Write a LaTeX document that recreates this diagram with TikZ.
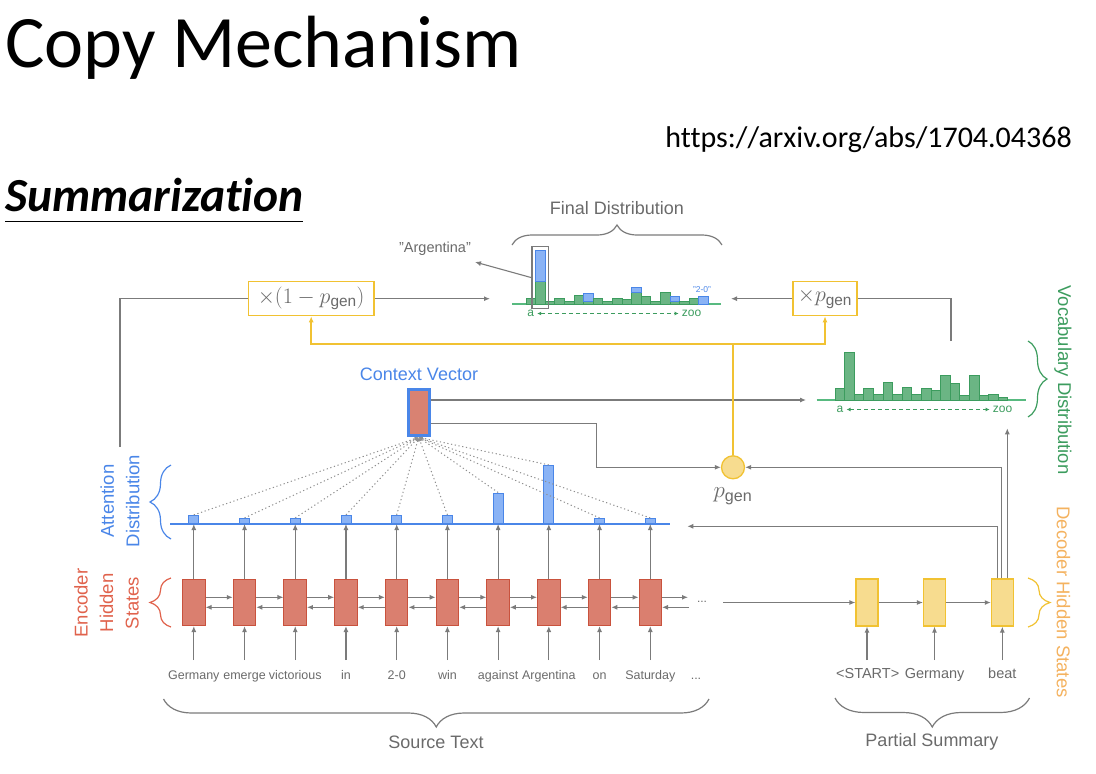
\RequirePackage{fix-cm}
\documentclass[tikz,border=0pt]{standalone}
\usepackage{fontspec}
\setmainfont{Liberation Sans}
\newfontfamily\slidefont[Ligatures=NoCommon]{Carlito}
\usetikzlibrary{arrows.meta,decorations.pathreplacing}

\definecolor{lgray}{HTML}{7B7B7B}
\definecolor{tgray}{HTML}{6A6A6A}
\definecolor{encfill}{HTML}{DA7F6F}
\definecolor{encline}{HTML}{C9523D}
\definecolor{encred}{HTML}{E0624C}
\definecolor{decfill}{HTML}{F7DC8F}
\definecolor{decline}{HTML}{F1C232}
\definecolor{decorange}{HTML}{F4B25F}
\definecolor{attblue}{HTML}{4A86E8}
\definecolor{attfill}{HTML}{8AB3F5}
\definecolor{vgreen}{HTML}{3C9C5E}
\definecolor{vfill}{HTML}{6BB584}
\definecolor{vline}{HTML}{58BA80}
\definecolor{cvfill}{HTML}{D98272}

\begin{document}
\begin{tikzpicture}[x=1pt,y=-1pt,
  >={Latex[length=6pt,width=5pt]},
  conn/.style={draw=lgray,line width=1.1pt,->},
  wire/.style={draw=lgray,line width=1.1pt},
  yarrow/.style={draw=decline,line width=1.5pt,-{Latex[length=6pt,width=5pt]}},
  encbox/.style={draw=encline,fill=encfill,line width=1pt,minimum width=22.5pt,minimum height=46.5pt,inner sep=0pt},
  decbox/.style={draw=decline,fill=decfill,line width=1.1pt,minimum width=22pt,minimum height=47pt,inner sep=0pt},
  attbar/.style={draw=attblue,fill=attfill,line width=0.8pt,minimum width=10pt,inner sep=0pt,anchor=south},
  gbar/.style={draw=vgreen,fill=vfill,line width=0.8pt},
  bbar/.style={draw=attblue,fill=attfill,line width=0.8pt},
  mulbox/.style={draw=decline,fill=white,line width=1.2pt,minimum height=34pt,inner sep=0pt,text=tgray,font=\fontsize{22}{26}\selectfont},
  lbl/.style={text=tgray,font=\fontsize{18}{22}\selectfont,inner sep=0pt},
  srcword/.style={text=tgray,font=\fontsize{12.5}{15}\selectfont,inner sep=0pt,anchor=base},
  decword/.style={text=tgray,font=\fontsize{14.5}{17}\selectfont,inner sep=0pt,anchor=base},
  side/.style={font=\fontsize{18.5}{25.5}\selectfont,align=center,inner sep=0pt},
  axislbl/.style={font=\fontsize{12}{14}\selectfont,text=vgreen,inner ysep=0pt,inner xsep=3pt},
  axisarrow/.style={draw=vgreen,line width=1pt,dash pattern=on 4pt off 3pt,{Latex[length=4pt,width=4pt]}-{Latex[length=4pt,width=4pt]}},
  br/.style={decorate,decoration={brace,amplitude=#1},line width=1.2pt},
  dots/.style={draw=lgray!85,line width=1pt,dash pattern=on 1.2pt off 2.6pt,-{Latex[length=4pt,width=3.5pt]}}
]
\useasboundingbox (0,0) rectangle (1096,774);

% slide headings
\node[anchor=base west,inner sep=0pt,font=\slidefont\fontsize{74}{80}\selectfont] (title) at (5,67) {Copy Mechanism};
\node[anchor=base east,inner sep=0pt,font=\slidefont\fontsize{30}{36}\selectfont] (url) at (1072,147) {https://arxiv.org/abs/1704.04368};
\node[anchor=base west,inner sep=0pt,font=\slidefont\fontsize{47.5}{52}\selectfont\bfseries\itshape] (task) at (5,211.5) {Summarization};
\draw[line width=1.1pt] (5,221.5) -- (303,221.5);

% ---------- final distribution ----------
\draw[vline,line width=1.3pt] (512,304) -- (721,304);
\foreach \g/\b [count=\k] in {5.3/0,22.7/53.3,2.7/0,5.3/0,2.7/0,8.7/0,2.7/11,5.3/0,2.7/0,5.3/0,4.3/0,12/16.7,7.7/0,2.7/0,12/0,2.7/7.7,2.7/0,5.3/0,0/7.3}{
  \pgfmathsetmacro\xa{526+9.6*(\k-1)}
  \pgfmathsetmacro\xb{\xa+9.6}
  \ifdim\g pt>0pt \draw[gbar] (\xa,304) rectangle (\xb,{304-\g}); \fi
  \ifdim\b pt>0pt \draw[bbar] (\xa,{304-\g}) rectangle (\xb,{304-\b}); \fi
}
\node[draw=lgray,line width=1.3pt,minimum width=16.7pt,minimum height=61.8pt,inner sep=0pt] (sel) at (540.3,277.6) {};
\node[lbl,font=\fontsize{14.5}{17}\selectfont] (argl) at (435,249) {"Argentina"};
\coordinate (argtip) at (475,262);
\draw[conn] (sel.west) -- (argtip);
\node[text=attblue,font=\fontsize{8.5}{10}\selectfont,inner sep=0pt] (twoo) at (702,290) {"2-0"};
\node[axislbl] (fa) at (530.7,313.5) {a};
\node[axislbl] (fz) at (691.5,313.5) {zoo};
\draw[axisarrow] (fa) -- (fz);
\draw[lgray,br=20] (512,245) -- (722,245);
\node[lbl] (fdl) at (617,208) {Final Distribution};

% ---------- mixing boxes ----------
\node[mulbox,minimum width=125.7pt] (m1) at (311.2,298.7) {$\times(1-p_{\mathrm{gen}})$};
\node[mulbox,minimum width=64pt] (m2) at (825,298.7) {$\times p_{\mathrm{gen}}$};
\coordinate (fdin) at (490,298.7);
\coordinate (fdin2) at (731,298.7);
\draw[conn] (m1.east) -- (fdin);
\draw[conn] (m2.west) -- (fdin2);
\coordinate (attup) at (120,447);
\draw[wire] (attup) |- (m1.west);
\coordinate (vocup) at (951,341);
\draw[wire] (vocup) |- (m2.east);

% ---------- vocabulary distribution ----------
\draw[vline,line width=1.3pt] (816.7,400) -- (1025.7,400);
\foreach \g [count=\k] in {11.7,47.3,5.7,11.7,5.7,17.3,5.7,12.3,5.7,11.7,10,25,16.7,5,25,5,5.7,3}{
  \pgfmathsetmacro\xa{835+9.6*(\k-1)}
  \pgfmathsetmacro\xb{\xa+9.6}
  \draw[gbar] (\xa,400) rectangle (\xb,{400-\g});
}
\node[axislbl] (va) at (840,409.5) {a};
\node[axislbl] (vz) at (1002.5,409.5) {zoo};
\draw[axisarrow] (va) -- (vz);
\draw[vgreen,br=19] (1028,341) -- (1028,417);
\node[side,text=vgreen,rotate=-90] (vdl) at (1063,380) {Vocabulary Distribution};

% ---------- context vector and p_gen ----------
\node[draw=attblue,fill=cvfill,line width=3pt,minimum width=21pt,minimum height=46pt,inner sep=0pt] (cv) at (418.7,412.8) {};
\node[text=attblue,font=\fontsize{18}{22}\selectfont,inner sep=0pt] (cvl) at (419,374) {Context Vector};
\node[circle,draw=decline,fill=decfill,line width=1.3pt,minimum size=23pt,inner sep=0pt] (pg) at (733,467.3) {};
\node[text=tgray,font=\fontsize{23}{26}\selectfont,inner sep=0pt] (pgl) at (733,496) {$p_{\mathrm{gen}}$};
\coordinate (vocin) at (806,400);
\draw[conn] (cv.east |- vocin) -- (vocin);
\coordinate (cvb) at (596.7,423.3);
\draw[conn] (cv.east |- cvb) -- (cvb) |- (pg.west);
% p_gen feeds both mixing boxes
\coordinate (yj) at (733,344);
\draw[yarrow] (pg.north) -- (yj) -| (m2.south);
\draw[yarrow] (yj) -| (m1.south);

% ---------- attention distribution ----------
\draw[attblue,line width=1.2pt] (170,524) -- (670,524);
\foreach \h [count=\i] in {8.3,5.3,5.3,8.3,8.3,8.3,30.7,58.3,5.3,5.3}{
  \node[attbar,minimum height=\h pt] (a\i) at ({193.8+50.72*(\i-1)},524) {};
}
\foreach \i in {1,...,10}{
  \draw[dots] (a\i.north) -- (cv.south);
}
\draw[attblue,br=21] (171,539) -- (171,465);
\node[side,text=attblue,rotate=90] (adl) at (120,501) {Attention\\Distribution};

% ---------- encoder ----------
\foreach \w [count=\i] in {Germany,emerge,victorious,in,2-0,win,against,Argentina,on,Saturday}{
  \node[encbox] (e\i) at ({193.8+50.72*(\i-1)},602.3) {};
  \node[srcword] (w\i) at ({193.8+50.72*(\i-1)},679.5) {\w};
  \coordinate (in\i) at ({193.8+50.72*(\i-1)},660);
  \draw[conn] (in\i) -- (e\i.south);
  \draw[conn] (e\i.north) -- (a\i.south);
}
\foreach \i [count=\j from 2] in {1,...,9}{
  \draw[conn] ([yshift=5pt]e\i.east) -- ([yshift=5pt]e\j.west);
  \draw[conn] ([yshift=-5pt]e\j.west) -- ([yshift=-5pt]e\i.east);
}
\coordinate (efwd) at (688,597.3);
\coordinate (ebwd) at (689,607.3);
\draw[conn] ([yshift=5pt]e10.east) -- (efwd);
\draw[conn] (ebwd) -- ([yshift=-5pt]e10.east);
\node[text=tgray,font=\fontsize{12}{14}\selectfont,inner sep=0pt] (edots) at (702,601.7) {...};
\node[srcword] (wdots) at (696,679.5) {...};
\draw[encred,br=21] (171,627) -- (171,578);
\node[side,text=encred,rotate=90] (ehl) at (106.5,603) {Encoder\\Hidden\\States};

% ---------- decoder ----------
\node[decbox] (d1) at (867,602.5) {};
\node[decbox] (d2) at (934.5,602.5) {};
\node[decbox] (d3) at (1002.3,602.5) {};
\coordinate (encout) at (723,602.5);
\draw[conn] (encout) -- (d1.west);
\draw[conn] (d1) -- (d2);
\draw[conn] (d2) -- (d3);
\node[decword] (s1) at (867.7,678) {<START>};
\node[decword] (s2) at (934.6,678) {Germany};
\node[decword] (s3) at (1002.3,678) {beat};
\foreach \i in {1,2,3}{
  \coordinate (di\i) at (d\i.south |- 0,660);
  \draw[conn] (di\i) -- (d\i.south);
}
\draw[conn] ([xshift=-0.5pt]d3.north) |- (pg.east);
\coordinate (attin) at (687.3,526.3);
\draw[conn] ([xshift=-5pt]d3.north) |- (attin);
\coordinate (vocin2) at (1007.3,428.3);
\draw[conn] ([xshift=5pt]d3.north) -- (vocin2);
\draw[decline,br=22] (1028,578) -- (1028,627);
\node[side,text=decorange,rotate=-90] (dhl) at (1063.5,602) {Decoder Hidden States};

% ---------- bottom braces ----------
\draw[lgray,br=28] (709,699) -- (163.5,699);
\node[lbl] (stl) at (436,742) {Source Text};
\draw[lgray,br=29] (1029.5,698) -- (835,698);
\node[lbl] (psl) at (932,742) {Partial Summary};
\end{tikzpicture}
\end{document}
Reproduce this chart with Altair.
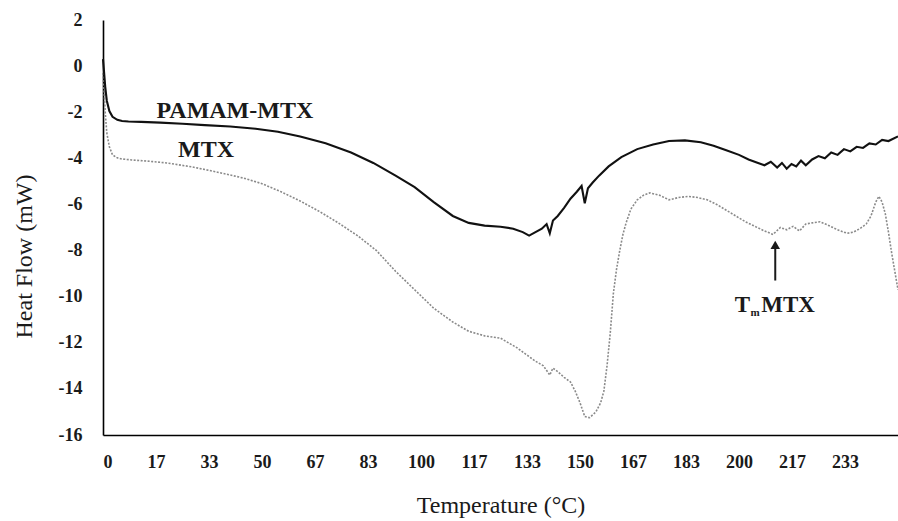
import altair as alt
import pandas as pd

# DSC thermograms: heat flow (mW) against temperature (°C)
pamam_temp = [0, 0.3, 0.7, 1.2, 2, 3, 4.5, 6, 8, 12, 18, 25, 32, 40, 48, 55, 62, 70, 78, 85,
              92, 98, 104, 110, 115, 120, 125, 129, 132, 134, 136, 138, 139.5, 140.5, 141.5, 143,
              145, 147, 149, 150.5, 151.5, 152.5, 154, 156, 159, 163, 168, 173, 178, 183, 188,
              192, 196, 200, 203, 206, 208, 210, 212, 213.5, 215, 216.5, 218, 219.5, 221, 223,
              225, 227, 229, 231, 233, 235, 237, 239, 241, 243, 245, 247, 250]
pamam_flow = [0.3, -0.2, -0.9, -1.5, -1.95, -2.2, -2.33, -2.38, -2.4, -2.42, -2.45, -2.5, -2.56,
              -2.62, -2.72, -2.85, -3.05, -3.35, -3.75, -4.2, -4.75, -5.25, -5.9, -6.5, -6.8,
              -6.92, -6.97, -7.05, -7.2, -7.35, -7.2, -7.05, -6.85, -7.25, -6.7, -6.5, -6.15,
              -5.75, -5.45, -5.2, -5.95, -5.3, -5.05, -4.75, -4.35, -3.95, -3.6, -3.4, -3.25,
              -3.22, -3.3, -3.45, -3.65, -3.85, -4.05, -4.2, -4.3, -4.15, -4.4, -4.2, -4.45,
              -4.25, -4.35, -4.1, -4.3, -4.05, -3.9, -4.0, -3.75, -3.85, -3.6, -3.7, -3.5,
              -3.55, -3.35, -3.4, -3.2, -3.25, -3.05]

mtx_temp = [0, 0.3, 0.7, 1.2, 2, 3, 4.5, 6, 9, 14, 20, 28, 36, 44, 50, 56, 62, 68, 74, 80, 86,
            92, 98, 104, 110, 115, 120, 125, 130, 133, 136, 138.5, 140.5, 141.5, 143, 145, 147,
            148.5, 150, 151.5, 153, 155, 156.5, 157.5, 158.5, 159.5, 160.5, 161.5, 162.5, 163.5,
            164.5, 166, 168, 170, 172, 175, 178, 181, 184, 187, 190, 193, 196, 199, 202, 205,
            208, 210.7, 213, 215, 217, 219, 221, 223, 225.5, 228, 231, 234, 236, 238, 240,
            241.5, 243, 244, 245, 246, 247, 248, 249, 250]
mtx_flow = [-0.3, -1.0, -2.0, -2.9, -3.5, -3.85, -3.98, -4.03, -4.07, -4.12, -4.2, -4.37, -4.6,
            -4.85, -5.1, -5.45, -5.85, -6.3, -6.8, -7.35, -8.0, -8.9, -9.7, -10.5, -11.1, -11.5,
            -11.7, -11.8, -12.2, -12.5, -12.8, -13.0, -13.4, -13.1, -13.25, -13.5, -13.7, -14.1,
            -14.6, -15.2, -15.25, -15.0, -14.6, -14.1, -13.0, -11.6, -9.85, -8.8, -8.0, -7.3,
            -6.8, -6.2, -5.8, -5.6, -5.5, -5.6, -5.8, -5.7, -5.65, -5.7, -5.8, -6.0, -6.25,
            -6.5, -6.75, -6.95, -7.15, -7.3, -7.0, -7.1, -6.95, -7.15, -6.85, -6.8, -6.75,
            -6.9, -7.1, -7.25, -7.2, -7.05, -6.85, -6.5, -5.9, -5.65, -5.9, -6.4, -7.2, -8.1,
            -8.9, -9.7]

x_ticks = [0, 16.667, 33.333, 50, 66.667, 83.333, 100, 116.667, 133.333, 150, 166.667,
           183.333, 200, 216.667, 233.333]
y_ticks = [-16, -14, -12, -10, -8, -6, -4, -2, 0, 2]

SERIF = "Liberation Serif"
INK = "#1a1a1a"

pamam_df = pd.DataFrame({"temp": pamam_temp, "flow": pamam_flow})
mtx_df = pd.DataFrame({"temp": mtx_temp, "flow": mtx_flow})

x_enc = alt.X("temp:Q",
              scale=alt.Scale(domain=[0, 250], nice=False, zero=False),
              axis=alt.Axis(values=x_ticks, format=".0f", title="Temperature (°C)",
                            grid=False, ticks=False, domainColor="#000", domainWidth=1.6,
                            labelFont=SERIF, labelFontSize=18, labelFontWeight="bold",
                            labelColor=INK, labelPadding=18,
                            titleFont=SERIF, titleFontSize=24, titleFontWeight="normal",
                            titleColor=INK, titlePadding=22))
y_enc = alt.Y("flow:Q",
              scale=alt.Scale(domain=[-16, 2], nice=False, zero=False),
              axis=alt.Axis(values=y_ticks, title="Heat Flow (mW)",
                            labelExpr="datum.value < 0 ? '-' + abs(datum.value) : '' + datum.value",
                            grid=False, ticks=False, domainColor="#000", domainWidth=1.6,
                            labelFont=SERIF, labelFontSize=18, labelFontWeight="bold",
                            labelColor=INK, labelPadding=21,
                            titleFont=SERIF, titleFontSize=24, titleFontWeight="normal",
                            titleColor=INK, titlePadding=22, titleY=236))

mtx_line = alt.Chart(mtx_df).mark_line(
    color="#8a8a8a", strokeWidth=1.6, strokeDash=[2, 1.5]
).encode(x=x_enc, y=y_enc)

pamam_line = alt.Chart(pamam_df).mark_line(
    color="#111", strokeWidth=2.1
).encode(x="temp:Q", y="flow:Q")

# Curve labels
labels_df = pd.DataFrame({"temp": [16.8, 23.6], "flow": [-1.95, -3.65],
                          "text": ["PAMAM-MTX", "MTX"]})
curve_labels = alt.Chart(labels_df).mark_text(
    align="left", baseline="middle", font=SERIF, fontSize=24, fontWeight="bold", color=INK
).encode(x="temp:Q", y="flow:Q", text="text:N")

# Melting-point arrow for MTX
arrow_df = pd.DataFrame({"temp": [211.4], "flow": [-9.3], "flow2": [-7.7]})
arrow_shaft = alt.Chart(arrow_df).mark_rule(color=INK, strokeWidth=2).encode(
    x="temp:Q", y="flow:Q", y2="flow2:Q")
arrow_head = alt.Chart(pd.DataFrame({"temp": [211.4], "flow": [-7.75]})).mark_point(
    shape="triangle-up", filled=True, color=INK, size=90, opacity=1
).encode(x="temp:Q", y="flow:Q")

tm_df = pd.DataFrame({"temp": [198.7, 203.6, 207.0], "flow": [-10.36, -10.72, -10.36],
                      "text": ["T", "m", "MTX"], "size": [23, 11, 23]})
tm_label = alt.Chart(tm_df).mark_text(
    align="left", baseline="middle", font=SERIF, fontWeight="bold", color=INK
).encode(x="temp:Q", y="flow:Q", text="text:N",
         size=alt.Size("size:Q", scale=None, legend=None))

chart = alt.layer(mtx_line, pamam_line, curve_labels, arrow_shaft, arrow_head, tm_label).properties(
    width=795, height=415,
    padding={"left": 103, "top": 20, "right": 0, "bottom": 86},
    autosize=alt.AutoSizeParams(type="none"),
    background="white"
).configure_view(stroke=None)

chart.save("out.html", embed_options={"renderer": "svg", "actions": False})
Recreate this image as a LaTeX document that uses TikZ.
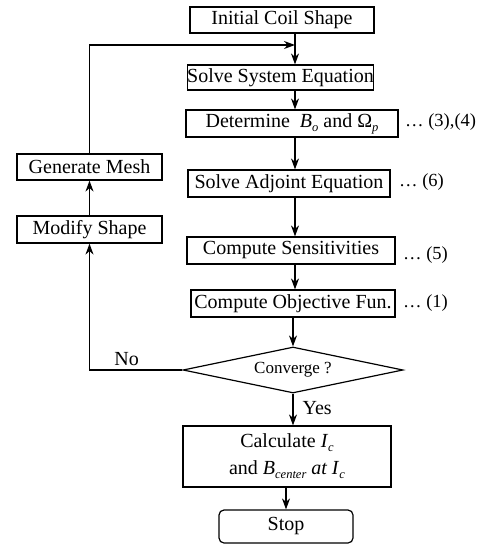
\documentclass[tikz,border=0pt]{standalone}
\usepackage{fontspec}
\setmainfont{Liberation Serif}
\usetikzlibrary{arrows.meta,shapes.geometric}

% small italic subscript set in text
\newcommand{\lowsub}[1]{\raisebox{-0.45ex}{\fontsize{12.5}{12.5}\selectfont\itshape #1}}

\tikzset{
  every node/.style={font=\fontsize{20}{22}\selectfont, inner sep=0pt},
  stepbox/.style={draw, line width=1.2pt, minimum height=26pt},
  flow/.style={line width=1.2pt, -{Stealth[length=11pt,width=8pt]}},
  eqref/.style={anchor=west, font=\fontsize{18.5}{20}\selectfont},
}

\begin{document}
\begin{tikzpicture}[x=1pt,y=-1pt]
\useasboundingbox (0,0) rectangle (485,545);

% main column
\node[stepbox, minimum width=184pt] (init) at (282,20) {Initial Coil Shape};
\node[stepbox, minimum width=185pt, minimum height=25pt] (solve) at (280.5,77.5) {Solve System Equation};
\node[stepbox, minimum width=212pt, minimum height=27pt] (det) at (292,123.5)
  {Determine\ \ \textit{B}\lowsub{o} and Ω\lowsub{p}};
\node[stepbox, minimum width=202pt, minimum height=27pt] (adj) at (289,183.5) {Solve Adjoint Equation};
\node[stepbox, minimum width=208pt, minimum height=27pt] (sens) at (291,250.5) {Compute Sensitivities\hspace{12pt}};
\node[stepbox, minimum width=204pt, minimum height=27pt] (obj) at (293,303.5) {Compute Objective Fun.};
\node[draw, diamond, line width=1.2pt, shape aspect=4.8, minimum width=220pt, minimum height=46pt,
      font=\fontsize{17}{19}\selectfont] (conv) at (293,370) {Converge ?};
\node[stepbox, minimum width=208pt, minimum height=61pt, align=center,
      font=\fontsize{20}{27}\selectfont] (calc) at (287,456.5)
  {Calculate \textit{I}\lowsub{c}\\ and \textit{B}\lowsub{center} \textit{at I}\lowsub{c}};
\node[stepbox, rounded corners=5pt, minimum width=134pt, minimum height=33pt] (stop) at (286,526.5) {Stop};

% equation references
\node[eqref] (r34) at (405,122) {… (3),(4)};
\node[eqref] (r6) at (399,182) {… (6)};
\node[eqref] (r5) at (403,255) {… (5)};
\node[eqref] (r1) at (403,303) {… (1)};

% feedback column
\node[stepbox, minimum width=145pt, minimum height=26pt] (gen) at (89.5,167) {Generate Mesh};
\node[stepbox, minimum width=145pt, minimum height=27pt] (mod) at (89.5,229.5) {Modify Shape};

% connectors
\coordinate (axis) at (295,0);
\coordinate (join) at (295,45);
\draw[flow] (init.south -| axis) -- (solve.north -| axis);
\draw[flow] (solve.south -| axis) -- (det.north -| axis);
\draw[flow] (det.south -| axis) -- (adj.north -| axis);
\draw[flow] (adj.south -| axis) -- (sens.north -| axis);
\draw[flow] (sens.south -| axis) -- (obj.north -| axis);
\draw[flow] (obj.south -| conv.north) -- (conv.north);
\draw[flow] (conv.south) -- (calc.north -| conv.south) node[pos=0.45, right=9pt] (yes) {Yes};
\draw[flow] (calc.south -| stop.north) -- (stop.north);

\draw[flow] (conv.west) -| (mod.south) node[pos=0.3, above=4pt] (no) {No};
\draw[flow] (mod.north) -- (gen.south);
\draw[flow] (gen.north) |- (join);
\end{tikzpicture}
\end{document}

*The task*
Return exactly the lines from the one with "Reproduce this chart with Altair." to the one with "-3.55, -3.35, -3.4, -3.2, -3.25, -3.05]", both ends kept, and only those. Images are left out.

*Solution*
Reproduce this chart with Altair.
import altair as alt
import pandas as pd

# DSC thermograms: heat flow (mW) against temperature (°C)
pamam_temp = [0, 0.3, 0.7, 1.2, 2, 3, 4.5, 6, 8, 12, 18, 25, 32, 40, 48, 55, 62, 70, 78, 85,
              92, 98, 104, 110, 115, 120, 125, 129, 132, 134, 136, 138, 139.5, 140.5, 141.5, 143,
              145, 147, 149, 150.5, 151.5, 152.5, 154, 156, 159, 163, 168, 173, 178, 183, 188,
              192, 196, 200, 203, 206, 208, 210, 212, 213.5, 215, 216.5, 218, 219.5, 221, 223,
              225, 227, 229, 231, 233, 235, 237, 239, 241, 243, 245, 247, 250]
pamam_flow = [0.3, -0.2, -0.9, -1.5, -1.95, -2.2, -2.33, -2.38, -2.4, -2.42, -2.45, -2.5, -2.56,
              -2.62, -2.72, -2.85, -3.05, -3.35, -3.75, -4.2, -4.75, -5.25, -5.9, -6.5, -6.8,
              -6.92, -6.97, -7.05, -7.2, -7.35, -7.2, -7.05, -6.85, -7.25, -6.7, -6.5, -6.15,
              -5.75, -5.45, -5.2, -5.95, -5.3, -5.05, -4.75, -4.35, -3.95, -3.6, -3.4, -3.25,
              -3.22, -3.3, -3.45, -3.65, -3.85, -4.05, -4.2, -4.3, -4.15, -4.4, -4.2, -4.45,
              -4.25, -4.35, -4.1, -4.3, -4.05, -3.9, -4.0, -3.75, -3.85, -3.6, -3.7, -3.5,
              -3.55, -3.35, -3.4, -3.2, -3.25, -3.05]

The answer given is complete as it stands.